Es una comedia que subestima al espectador con recursos humorísticos básicos y previsibles.
El mundo conoció a Julie Delpy a principios de la década del ‘90 por su actuación en la extraordinaria Blanc, de Krzysztof Kieslowski. Después siguió enamorando por sus apariciones en la trilogía Antes del… (amanecer, atardecer, anochecer); en las dos últimas, no se limitó a actuar, sino que colaboró en el guión con el director Richard Linklater y el coprotagonista, Ethan Hawke. Por eso sorprende que Lolo, el hijo de mi novia, su sexto largometraje como directora, guionista y protagonista, sea una comedia tan básica, tan carente de refinamiento.
Delpy se pone en la piel de Violette para abordar una problemática femenina en la línea Maitena: mujeres de cuarentaipico, separadas o solteras, en busca de amor o sexo o lo que venga, tan neuróticas como frontales, sin vueltas para hablar de sus clítoris o de los tamaños viriles que les vienen bien. Ella encuentra rápidamente lo que está buscando, y un poco más también, porque ese provinciano al que suponía una aventura de verano termina mudándose a París y convirtiéndose en su novio. Pero hay un escollo entre los dos: el mentado Lolo, un adolescente de 19 años que vive con su madre y no está dispuesto a perder los privilegios edípicos que le da esa mamá moderna, liberal y malcriadora.
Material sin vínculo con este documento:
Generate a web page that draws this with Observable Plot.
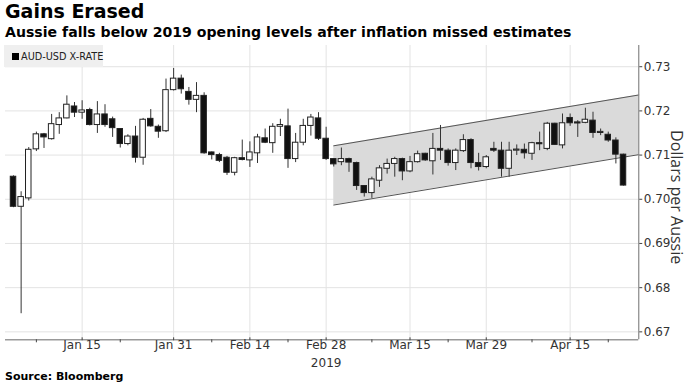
<!DOCTYPE html>
<html><head><meta charset="utf-8">
<script src="https://cdn.jsdelivr.net/npm/d3@7"></script>
<script src="https://cdn.jsdelivr.net/npm/@observablehq/plot@0.6"></script>
<style>
body{margin:0;background:#fff;font-family:"DejaVu Sans",sans-serif;}
#wrap{position:relative;width:694px;height:384px;overflow:hidden;background:#fff}
#title{height:23px;line-height:23px;font-size:19px;font-weight:bold;padding-left:5px;color:#000;white-space:nowrap}
#sub{height:19px;line-height:19px;font-size:14.1px;font-weight:bold;padding-left:5px;color:#000;white-space:nowrap}
#legend{position:absolute;left:4px;top:45px;width:99px;height:22px;background:#efefef;font-size:10.8px;font-family:"DejaVu Sans Condensed","DejaVu Sans",sans-serif;color:#222;display:flex;align-items:center;white-space:nowrap}
#legend .sw{flex:0 0 auto;display:inline-block;width:7px;height:7px;background:#000;margin:0 2px 0 8px}
#src{height:14px;line-height:14px;font-size:11px;font-weight:bold;padding-left:5px;color:#000}
#chart svg{display:block}
</style></head>
<body>
<div id="wrap">
<div id="title">Gains Erased</div>
<div id="sub">Aussie falls below 2019 opening levels after inflation missed estimates</div>
<div id="chart"></div>
<div id="src">Source: Bloomberg</div>
<div id="legend"><span class="sw"></span><span>AUD-USD X-RATE</span></div>
</div>
<script>
// Trading days (weekdays) from 2 Jan 2019 to 24 Apr 2019
const dates = d3.utcDays(new Date(Date.UTC(2019,0,2)), new Date(Date.UTC(2019,3,25)))
  .filter(d => d.getUTCDay() !== 0 && d.getUTCDay() !== 6)
  .map(d => d3.utcFormat("%Y-%m-%d")(d));

const open  = [0.7051,0.6983,0.7002,0.7113,0.7147,0.7136,0.7168,0.7183,0.7210,0.7196,
               0.7202,0.7168,0.7192,0.7181,0.7159,0.7125,0.7142,0.7094,0.7182,0.7164,
               0.7154,0.7247,0.7273,0.7243,0.7225,0.7234,0.7106,0.7100,0.7094,0.7060,
               0.7093,0.7088,0.7104,0.7138,0.7127,0.7164,0.7165,0.7091,0.7128,0.7166,
               0.7183,0.7137,0.7091,0.7084,0.7091,0.7082,0.7030,0.7014,0.7042,0.7069,
               0.7080,0.7091,0.7063,0.7084,0.7103,0.7086,0.7114,0.7110,0.7082,0.7109,
               0.7134,0.7082,0.7073,0.7114,0.7110,0.7069,0.7110,0.7112,0.7103,0.7127,
               0.7114,0.7171,0.7122,0.7184,0.7174,0.7173,0.7178,0.7150,0.7146,0.7133,
               0.7101];
const high  = [0.7053,0.7017,0.7117,0.7152,0.7149,0.7192,0.7196,0.7234,0.7219,0.7223,
               0.7206,0.7221,0.7214,0.7186,0.7160,0.7146,0.7165,0.7183,0.7203,0.7168,
               0.7272,0.7296,0.7281,0.7253,0.7264,0.7241,0.7107,0.7104,0.7097,0.7095,
               0.7134,0.7130,0.7147,0.7159,0.7171,0.7181,0.7204,0.7149,0.7181,0.7192,
               0.7196,0.7163,0.7092,0.7116,0.7093,0.7084,0.7031,0.7050,0.7076,0.7091,
               0.7095,0.7093,0.7097,0.7109,0.7104,0.7149,0.7167,0.7114,0.7114,0.7146,
               0.7137,0.7104,0.7099,0.7129,0.7129,0.7129,0.7123,0.7125,0.7129,0.7152,
               0.7174,0.7172,0.7193,0.7193,0.7178,0.7206,0.7197,0.7159,0.7152,0.7139,
               0.7102];
const low   = [0.6981,0.6741,0.6996,0.7108,0.7115,0.7134,0.7147,0.7182,0.7185,0.7181,
               0.7166,0.7149,0.7163,0.7140,0.7116,0.7121,0.7082,0.7077,0.7163,0.7138,
               0.7151,0.7245,0.7238,0.7213,0.7196,0.7102,0.7089,0.7083,0.7054,0.7053,
               0.7087,0.7072,0.7081,0.7126,0.7104,0.7142,0.7070,0.7083,0.7121,0.7143,
               0.7133,0.7088,0.7073,0.7076,0.7061,0.7020,0.7005,0.7002,0.7027,0.7057,
               0.7050,0.7042,0.7060,0.7082,0.7086,0.7055,0.7088,0.7075,0.7065,0.7106,
               0.7069,0.7064,0.7069,0.7106,0.7050,0.7050,0.7099,0.7091,0.7088,0.7110,
               0.7110,0.7122,0.7114,0.7165,0.7140,0.7171,0.7138,0.7144,0.7129,0.7080,
               0.7030];
const close = [0.6983,0.7005,0.7112,0.7147,0.7140,0.7170,0.7183,0.7214,0.7196,0.7201,
               0.7168,0.7192,0.7168,0.7161,0.7125,0.7142,0.7094,0.7180,0.7165,0.7153,
               0.7247,0.7273,0.7249,0.7225,0.7234,0.7104,0.7100,0.7087,0.7060,0.7093,
               0.7089,0.7106,0.7140,0.7128,0.7164,0.7168,0.7091,0.7128,0.7166,0.7185,
               0.7137,0.7091,0.7079,0.7091,0.7083,0.7030,0.7014,0.7045,0.7070,0.7080,
               0.7091,0.7063,0.7084,0.7102,0.7088,0.7114,0.7110,0.7082,0.7110,0.7134,
               0.7082,0.7073,0.7095,0.7110,0.7069,0.7110,0.7112,0.7104,0.7127,0.7125,
               0.7171,0.7123,0.7172,0.7172,0.7173,0.7180,0.7150,0.7151,0.7133,0.7101,
               0.7031];

const majorTickDates  = ["2019-01-15","2019-01-31","2019-02-14","2019-02-28","2019-03-15","2019-03-29","2019-04-15"];
const majorTickLabels = ["Jan 15","Jan 31","Feb 14","Feb 28","Mar 15","Mar 29","Apr 15"];
const minorTickDates  = ["2019-01-07","2019-01-22","2019-02-07","2019-02-21","2019-03-08","2019-03-22","2019-04-08","2019-04-22"];
const yearLabel = "2019", yearLabelDate = "2019-02-28";
const yTicks = [0.67,0.68,0.69,0.70,0.71,0.72,0.73];

// Trend channel (drawn from 1 Mar to the right edge of the chart)
const channelStartDate = "2019-03-01";
const channelTop    = [0.7121, 0.7236];
const channelBottom = [0.6987, 0.7101];

const yTitle = "Dollars per Aussie";

const idx = d => dates.indexOf(d);
const xMax = 82, xMin = -1.05;
const candles = dates.map((d,i) => ({i, date:d, open:open[i], high:high[i], low:low[i], close:close[i]}));
const chan = [
  {x: idx(channelStartDate), hi: channelTop[0], lo: channelBottom[0]},
  {x: xMax, hi: channelTop[1], lo: channelBottom[1]}
];
const majorIdx = majorTickDates.map(idx);
const minorIdx = minorTickDates.map(idx);
const labelMap = new Map(majorIdx.map((v,k) => [v, majorTickLabels[k]]));
const yLo = 0.6682, yHi = 0.7348;

const chart = Plot.plot({
  width: 694, height: 328,
  marginTop: 3, marginLeft: 5, marginRight: 55.75, marginBottom: 30.7,
  style: {fontFamily: "DejaVu Sans, sans-serif", fontSize: "12px", color: "#444", background: "#fff"},
  x: {domain: [xMin, xMax]},
  y: {domain: [yLo, yHi]},
  marks: [
    Plot.gridX(majorIdx, {stroke: "#e3e3e3", strokeOpacity: 1}),
    Plot.gridY(yTicks, {stroke: "#e3e3e3", strokeOpacity: 1}),
    Plot.areaY(chan, {x: "x", y1: "lo", y2: "hi", fill: "#dadada", curve: "linear"}),
    Plot.line(chan, {x: "x", y: "hi", stroke: "#555", strokeWidth: 1}),
    Plot.line(chan, {x: "x", y: "lo", stroke: "#555", strokeWidth: 1}),
    Plot.ruleY([yLo], {stroke: "#999", strokeWidth: 1.5}),
    Plot.ruleX([xMax], {stroke: "#888", strokeWidth: 1.2}),
    Plot.axisX(majorIdx, {tickFormat: d => labelMap.get(d), tickSize: 3, tickPadding: 0, dy: -2, label: null, fill: "#333", fontSize: 12}),
    Plot.axisX(minorIdx, {tickFormat: () => "", tickSize: 3, label: null}),
    Plot.axisY(yTicks, {anchor: "right", tickFormat: d3.format(".2f"), tickSize: 3, tickPadding: 2, label: null, fill: "#333", fontSize: 12}),
    Plot.text([yTitle], {frameAnchor: "right", dx: 37, dy: 4.5, rotate: 90, textAnchor: "middle", lineAnchor: "middle", fontSize: 16, fontFamily: "Open Sans, DejaVu Sans, sans-serif", fill: "#333"}),
    Plot.text([yearLabel], {x: idx(yearLabelDate), frameAnchor: "bottom", dy: 23, lineAnchor: "middle", textAnchor: "middle", fontSize: 12, fill: "#333"}),
    Plot.ruleX(candles, {x: "i", y1: "low", y2: "high", stroke: "#333", strokeWidth: 1}),
    Plot.rect(candles, {
      x1: d => d.i - 0.36, x2: d => d.i + 0.36,
      y1: "open",
      y2: d => Math.abs(d.close - d.open) < 0.00025 ? d.open + (d.close >= d.open ? 0.00025 : -0.00025) : d.close,
      fill: d => d.close >= d.open ? "#ffffff" : "#111111",
      stroke: "#222", strokeWidth: 1
    })
  ]
});
document.getElementById("chart").appendChild(chart);
</script>
</body></html>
Lo que viene son las mil y una maldades que este grandulón le hace al tal Jean-René para boicotear su relación con Violette. Convengamos que la subjetividad que conlleva la apreciación del cine se multiplica cuando hablamos de una comedia: el sentido del humor es personalísimo. Es decir: tal vez algunos encuentren graciosas las diabluras de Lolo y las consecuentes reacciones de su madre y su candidato a padrastro. Y si uno busca con buena voluntad, termina encontrando alguna que otra situación que merece una sonrisa. Pero la mayor parte del tiempo se trata de un humor que subestima al espectador, básico, previsible, de una ingenuidad rayana en la tontería.